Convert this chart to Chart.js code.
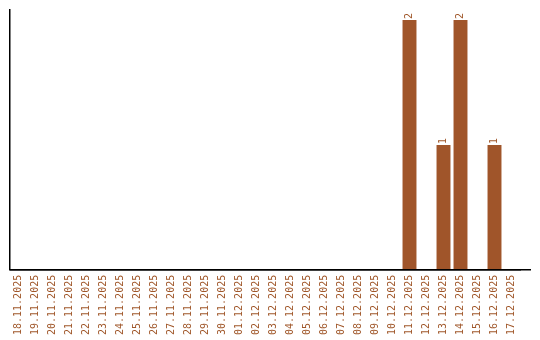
<!DOCTYPE html>
<html>
<head>
<meta charset="utf-8">
<script src="https://cdn.jsdelivr.net/npm/chart.js@4/dist/chart.umd.min.js"></script>
<style>
html,body{margin:0;padding:0;background:#fff;}
#wrap{width:540px;height:340px;position:relative;}
</style>
</head>
<body>
<div id="wrap"><canvas id="c" width="540" height="340"></canvas></div>
<script>
const categories = ["18.11.2025","19.11.2025","20.11.2025","21.11.2025","22.11.2025","23.11.2025","24.11.2025","25.11.2025","26.11.2025","27.11.2025","28.11.2025","29.11.2025","30.11.2025","01.12.2025","02.12.2025","03.12.2025","04.12.2025","05.12.2025","06.12.2025","07.12.2025","08.12.2025","09.12.2025","10.12.2025","11.12.2025","12.12.2025","13.12.2025","14.12.2025","15.12.2025","16.12.2025","17.12.2025"];
const counts = [0,0,0,0,0,0,0,0,0,0,0,0,0,0,0,0,0,0,0,0,0,0,0,2,0,1,2,0,1,0];

const BROWN = '#A0572A';
const FONT = '"DejaVu Sans Mono", monospace';

const valueLabels = {
  id: 'valueLabels',
  afterDatasetsDraw(chart) {
    const ctx = chart.ctx;
    const meta = chart.getDatasetMeta(0);
    ctx.save();
    ctx.fillStyle = BROWN;
    ctx.font = '10px ' + FONT;
    ctx.textAlign = 'left';
    ctx.textBaseline = 'middle';
    meta.data.forEach((bar, i) => {
      const v = counts[i];
      if (!v) return;
      ctx.save();
      ctx.translate(bar.x, bar.y - 1);
      ctx.rotate(-Math.PI / 2);
      ctx.fillText(String(v), 0, 0);
      ctx.restore();
    });
    ctx.restore();
  }
};

const axisExtend = {
  id: 'axisExtend',
  afterDraw(chart) {
    const a = chart.chartArea, ctx = chart.ctx;
    ctx.save();
    ctx.strokeStyle = '#000';
    ctx.lineWidth = 1.5;
    ctx.beginPath();
    ctx.moveTo(a.left, a.bottom);
    ctx.lineTo(a.right + 11, a.bottom);
    ctx.stroke();
    ctx.restore();
  }
};

new Chart(document.getElementById('c'), {
  type: 'bar',
  data: {
    labels: categories,
    datasets: [{
      data: counts,
      backgroundColor: '#A0552A',
      borderWidth: 0,
      categoryPercentage: 1,
      barPercentage: 0.82
    }]
  },
  options: {
    responsive: false,
    animation: false,
    layout: { padding: { left: 10, top: 10, right: 20, bottom: 0 } },
    plugins: { legend: { display: false }, tooltip: { enabled: false } },
    scales: {
      x: {
        grid: { display: false, drawTicks: false },
        border: { display: true, color: '#000', width: 1.5 },
        ticks: {
          color: BROWN,
          font: { family: FONT, size: 10 },
          minRotation: 90, maxRotation: 90,
          autoSkip: false,
          padding: 5
        }
      },
      y: {
        min: 0, max: 2.08,
        grid: { display: false, drawTicks: false },
        border: { display: true, color: '#000', width: 1.5 },
        ticks: { display: false }
      }
    }
  },
  plugins: [valueLabels, axisExtend]
});
</script>
</body>
</html>
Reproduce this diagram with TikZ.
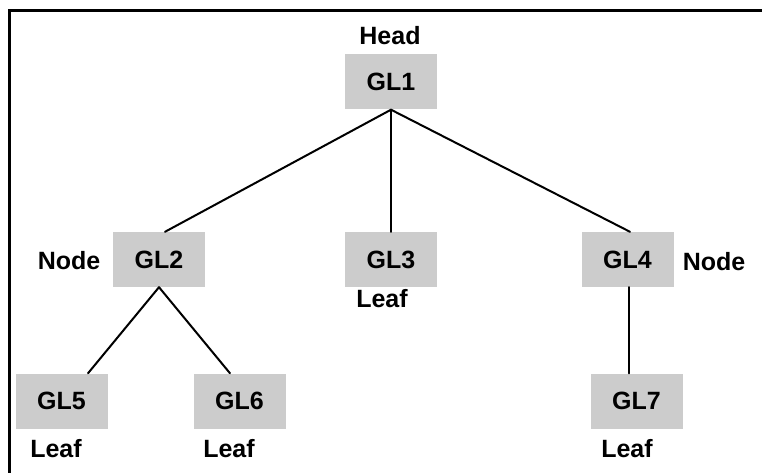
\documentclass[tikz,border=0pt]{standalone}
\usepackage{fontspec}
\setmainfont{Liberation Sans}
\begin{document}
\begin{tikzpicture}[x=1pt,y=-1pt,
  box/.style={fill={rgb,255:red,204;green,204;blue,204}, draw=none, minimum width=92pt, minimum height=55pt, inner sep=0pt, font=\fontsize{25}{29}\selectfont\bfseries},
  lbl/.style={inner sep=0pt, font=\fontsize{25}{29}\selectfont\bfseries},
  conn/.style={line width=2pt, line cap=round},
  frame/.style={line width=3pt}]
\useasboundingbox (0,0) rectangle (762,473);
\coordinate (fa) at (9.5,473);
\coordinate (fb) at (9.5,11);
\coordinate (fc) at (762,11);
\draw[frame] (fa) -- (fb) -- (fc);
\node[box] (g1) at (391,82) {GL1};
\node[box] (g2) at (159,259.5) {GL2};
\node[box] (g3) at (391,259.5) {GL3};
\node[box] (g4) at (627.5,259.5) {GL4};
\node[box] (g5) at (61.5,401) {GL5};
\node[box] (g6) at (239.5,401) {GL6};
\node[box] (g7) at (636.5,401) {GL7};
\node[lbl] (head) at (390,36) {Head};
\node[lbl] (n2) at (69,261) {Node};
\node[lbl] (n4) at (714,261.5) {Node};
\node[lbl] (l3) at (382,299) {Leaf};
\node[lbl] (l5) at (56,449) {Leaf};
\node[lbl] (l6) at (229,449) {Leaf};
\node[lbl] (l7) at (627,449) {Leaf};
\draw[conn] (g1.south) -- ([xshift=6pt]g2.north);
\draw[conn] (g1.south) -- (g3.north);
\draw[conn] (g1.south) -- ([xshift=2.5pt]g4.north);
\draw[conn] (g2.south) -- ([xshift=26.5pt]g5.north);
\draw[conn] (g2.south) -- ([xshift=-9.5pt]g6.north);
\draw[conn] ([xshift=1.5pt]g4.south) -- ([xshift=-7.5pt]g7.north);
\end{tikzpicture}
\end{document}
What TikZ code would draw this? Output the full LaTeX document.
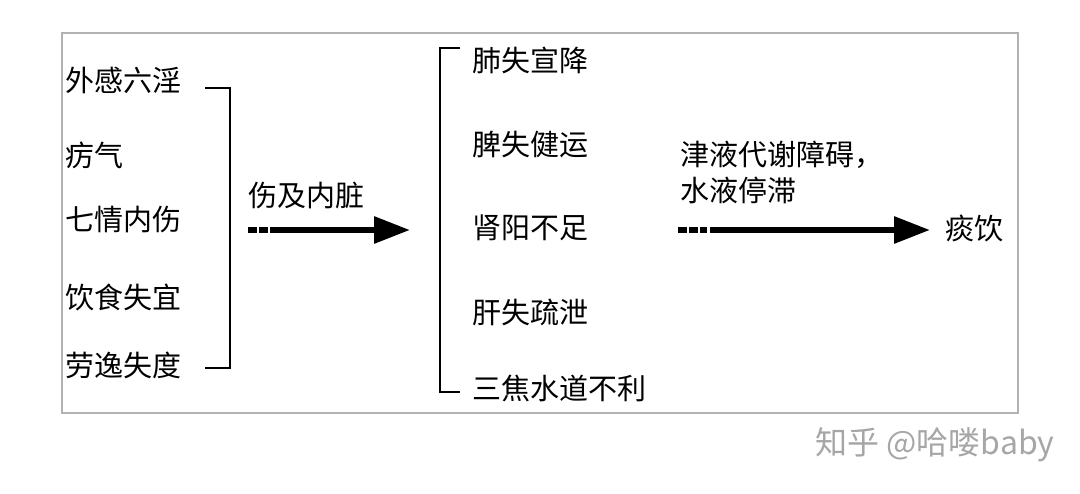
\documentclass[tikz,border=0pt]{standalone}
\usepackage{fontspec}
\setmainfont{Noto Sans CJK SC}
\newfontfamily\cjk{Noto Sans CJK SC}
\usetikzlibrary{arrows.meta}
\tikzset{
  item/.style={anchor=west,inner sep=0pt,font=\cjk\fontsize{14.5}{17}\selectfont},
  bracket/.style={draw,line width=0.8pt},
  dashpart/.style={line width=3pt,dash pattern=on 4.5pt off 1pt},
  bigarrow/.style={line width=3pt,-{Triangle[length=18pt,width=13pt]}}
}
\begin{document}
\begin{tikzpicture}[x=0.5pt,y=-0.5pt]
\useasboundingbox (0,0) rectangle (1080,493);
\draw[gray!60,line width=1pt] (62,33) rectangle (1018,413);

% causes
\node[item] (c1) at (65,80) {外感六淫};
\node[item] (c2) at (65,155) {疠气};
\node[item] (c3) at (65,220) {七情内伤};
\node[item] (c4) at (65,297) {饮食失宜};
\node[item] (c5) at (65,365) {劳逸失度};
\draw[bracket] (205,88) -- (230,88) -- (230,368) -- (205,368);

% first arrow
\node[item] (l1) at (248,195) {伤及内脏};
\coordinate (a1) at (248,230);
\coordinate (a1e) at (268,230);
\coordinate (a1s) at (270,230);
\coordinate (a2) at (410,230);
\draw[dashpart] (a1) -- (a1e);
\draw[bigarrow] (a1s) -- (a2);

% organs
\draw[bracket] (460,48) -- (440,48) -- (440,392) -- (460,392);
\node[item] (o1) at (472,60) {肺失宣降};
\node[item] (o2) at (472,145) {脾失健运};
\node[item] (o3) at (472,228) {肾阳不足};
\node[item] (o4) at (472,312) {肝失疏泄};
\node[item] (o5) at (472,388) {三焦水道不利};

% second arrow
\node[item] (l2) at (680,155) {津液代谢障碍，};
\node[item] (l3) at (680,190) {水液停滞};
\coordinate (b1) at (678,230);
\coordinate (b1e) at (707,230);
\coordinate (b1s) at (710,230);
\coordinate (b2) at (930,230);
\draw[dashpart] (b1) -- (b1e);
\draw[bigarrow] (b1s) -- (b2);
\node[item] (r) at (945,228) {痰饮};

\node[item,text=gray!70,font=\cjk\fontsize{16}{18}\selectfont] (wm) at (815,445) {知乎 @哈喽baby};
\end{tikzpicture}
\end{document}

◇ ◇ ◇ ◇ ◇

> [Exercise task]
Output every entry verbatim. Pictures do not belong in the copy.

> [Solution]
Convert this chart to Chart.js code.
<!DOCTYPE html>
<html>
<head>
<meta charset="utf-8">
<script src="https://cdn.jsdelivr.net/npm/chart.js@4/dist/chart.umd.min.js"></script>
<style>
html,body{margin:0;padding:0;background:#fff;}
#wrap{width:540px;height:340px;position:relative;}
</style>
</head>
<body>
<div id="wrap"><canvas id="c" width="540" height="340"></canvas></div>
<script>
const categories = ["18.11.2025","19.11.2025","20.11.2025","21.11.2025","22.11.2025","23.11.2025","24.11.2025","25.11.2025","26.11.2025","27.11.2025","28.11.2025","29.11.2025","30.11.2025","01.12.2025","02.12.2025","03.12.2025","04.12.2025","05.12.2025","06.12.2025","07.12.2025","08.12.2025","09.12.2025","10.12.2025","11.12.2025","12.12.2025","13.12.2025","14.12.2025","15.12.2025","16.12.2025","17.12.2025"];
const counts = [0,0,0,0,0,0,0,0,0,0,0,0,0,0,0,0,0,0,0,0,0,0,0,2,0,1,2,0,1,0];

const BROWN = '#A0572A';
const FONT = '"DejaVu Sans Mono", monospace';

const valueLabels = {
  id: 'valueLabels',
  afterDatasetsDraw(chart) {
    const ctx = chart.ctx;
    const meta = chart.getDatasetMeta(0);
    ctx.save();
    ctx.fillStyle = BROWN;
    ctx.font = '10px ' + FONT;
    ctx.textAlign = 'left';
    ctx.textBaseline = 'middle';
    meta.data.forEach((bar, i) => {
      const v = counts[i];
      if (!v) return;
      ctx.save();
      ctx.translate(bar.x, bar.y - 1);
      ctx.rotate(-Math.PI / 2);
      ctx.fillText(String(v), 0, 0);
      ctx.restore();
    });
    ctx.restore();
  }
};

const axisExtend = {
  id: 'axisExtend',
  afterDraw(chart) {
    const a = chart.chartArea, ctx = chart.ctx;
    ctx.save();
    ctx.strokeStyle = '#000';
    ctx.lineWidth = 1.5;
    ctx.beginPath();
    ctx.moveTo(a.left, a.bottom);
    ctx.lineTo(a.right + 11, a.bottom);
    ctx.stroke();
    ctx.restore();
  }
};

new Chart(document.getElementById('c'), {
  type: 'bar',
  data: {
    labels: categories,
    datasets: [{
      data: counts,
      backgroundColor: '#A0552A',
      borderWidth: 0,
      categoryPercentage: 1,
      barPercentage: 0.82
    }]
  },
  options: {
    responsive: false,
    animation: false,
    layout: { padding: { left: 10, top: 10, right: 20, bottom: 0 } },
    plugins: { legend: { display: false }, tooltip: { enabled: false } },
    scales: {
      x: {
        grid: { display: false, drawTicks: false },
        border: { display: true, color: '#000', width: 1.5 },
        ticks: {
          color: BROWN,
          font: { family: FONT, size: 10 },
          minRotation: 90, maxRotation: 90,
          autoSkip: false,
          padding: 5
        }
      },
      y: {
        min: 0, max: 2.08,
        grid: { display: false, drawTicks: false },
        border: { display: true, color: '#000', width: 1.5 },
        ticks: { display: false }
      }
    }
  },
  plugins: [valueLabels, axisExtend]
});
</script>
</body>
</html>
Reproduce this diagram with TikZ.
\documentclass[tikz,border=0pt]{standalone}
\usepackage{fontspec}
\setmainfont{Liberation Sans}
\begin{document}
\begin{tikzpicture}[x=1pt,y=-1pt,
  box/.style={fill={rgb,255:red,204;green,204;blue,204}, draw=none, minimum width=92pt, minimum height=55pt, inner sep=0pt, font=\fontsize{25}{29}\selectfont\bfseries},
  lbl/.style={inner sep=0pt, font=\fontsize{25}{29}\selectfont\bfseries},
  conn/.style={line width=2pt, line cap=round},
  frame/.style={line width=3pt}]
\useasboundingbox (0,0) rectangle (762,473);
\coordinate (fa) at (9.5,473);
\coordinate (fb) at (9.5,11);
\coordinate (fc) at (762,11);
\draw[frame] (fa) -- (fb) -- (fc);
\node[box] (g1) at (391,82) {GL1};
\node[box] (g2) at (159,259.5) {GL2};
\node[box] (g3) at (391,259.5) {GL3};
\node[box] (g4) at (627.5,259.5) {GL4};
\node[box] (g5) at (61.5,401) {GL5};
\node[box] (g6) at (239.5,401) {GL6};
\node[box] (g7) at (636.5,401) {GL7};
\node[lbl] (head) at (390,36) {Head};
\node[lbl] (n2) at (69,261) {Node};
\node[lbl] (n4) at (714,261.5) {Node};
\node[lbl] (l3) at (382,299) {Leaf};
\node[lbl] (l5) at (56,449) {Leaf};
\node[lbl] (l6) at (229,449) {Leaf};
\node[lbl] (l7) at (627,449) {Leaf};
\draw[conn] (g1.south) -- ([xshift=6pt]g2.north);
\draw[conn] (g1.south) -- (g3.north);
\draw[conn] (g1.south) -- ([xshift=2.5pt]g4.north);
\draw[conn] (g2.south) -- ([xshift=26.5pt]g5.north);
\draw[conn] (g2.south) -- ([xshift=-9.5pt]g6.north);
\draw[conn] ([xshift=1.5pt]g4.south) -- ([xshift=-7.5pt]g7.north);
\end{tikzpicture}
\end{document}
What TikZ code would draw this? Output the full LaTeX document.
\documentclass[tikz,border=0pt]{standalone}
\usepackage{fontspec}
\setmainfont{Noto Sans CJK SC}
\newfontfamily\cjk{Noto Sans CJK SC}
\usetikzlibrary{arrows.meta}
\tikzset{
  item/.style={anchor=west,inner sep=0pt,font=\cjk\fontsize{14.5}{17}\selectfont},
  bracket/.style={draw,line width=0.8pt},
  dashpart/.style={line width=3pt,dash pattern=on 4.5pt off 1pt},
  bigarrow/.style={line width=3pt,-{Triangle[length=18pt,width=13pt]}}
}
\begin{document}
\begin{tikzpicture}[x=0.5pt,y=-0.5pt]
\useasboundingbox (0,0) rectangle (1080,493);
\draw[gray!60,line width=1pt] (62,33) rectangle (1018,413);

% causes
\node[item] (c1) at (65,80) {外感六淫};
\node[item] (c2) at (65,155) {疠气};
\node[item] (c3) at (65,220) {七情内伤};
\node[item] (c4) at (65,297) {饮食失宜};
\node[item] (c5) at (65,365) {劳逸失度};
\draw[bracket] (205,88) -- (230,88) -- (230,368) -- (205,368);

% first arrow
\node[item] (l1) at (248,195) {伤及内脏};
\coordinate (a1) at (248,230);
\coordinate (a1e) at (268,230);
\coordinate (a1s) at (270,230);
\coordinate (a2) at (410,230);
\draw[dashpart] (a1) -- (a1e);
\draw[bigarrow] (a1s) -- (a2);

% organs
\draw[bracket] (460,48) -- (440,48) -- (440,392) -- (460,392);
\node[item] (o1) at (472,60) {肺失宣降};
\node[item] (o2) at (472,145) {脾失健运};
\node[item] (o3) at (472,228) {肾阳不足};
\node[item] (o4) at (472,312) {肝失疏泄};
\node[item] (o5) at (472,388) {三焦水道不利};

% second arrow
\node[item] (l2) at (680,155) {津液代谢障碍，};
\node[item] (l3) at (680,190) {水液停滞};
\coordinate (b1) at (678,230);
\coordinate (b1e) at (707,230);
\coordinate (b1s) at (710,230);
\coordinate (b2) at (930,230);
\draw[dashpart] (b1) -- (b1e);
\draw[bigarrow] (b1s) -- (b2);
\node[item] (r) at (945,228) {痰饮};

\node[item,text=gray!70,font=\cjk\fontsize{16}{18}\selectfont] (wm) at (815,445) {知乎 @哈喽baby};
\end{tikzpicture}
\end{document}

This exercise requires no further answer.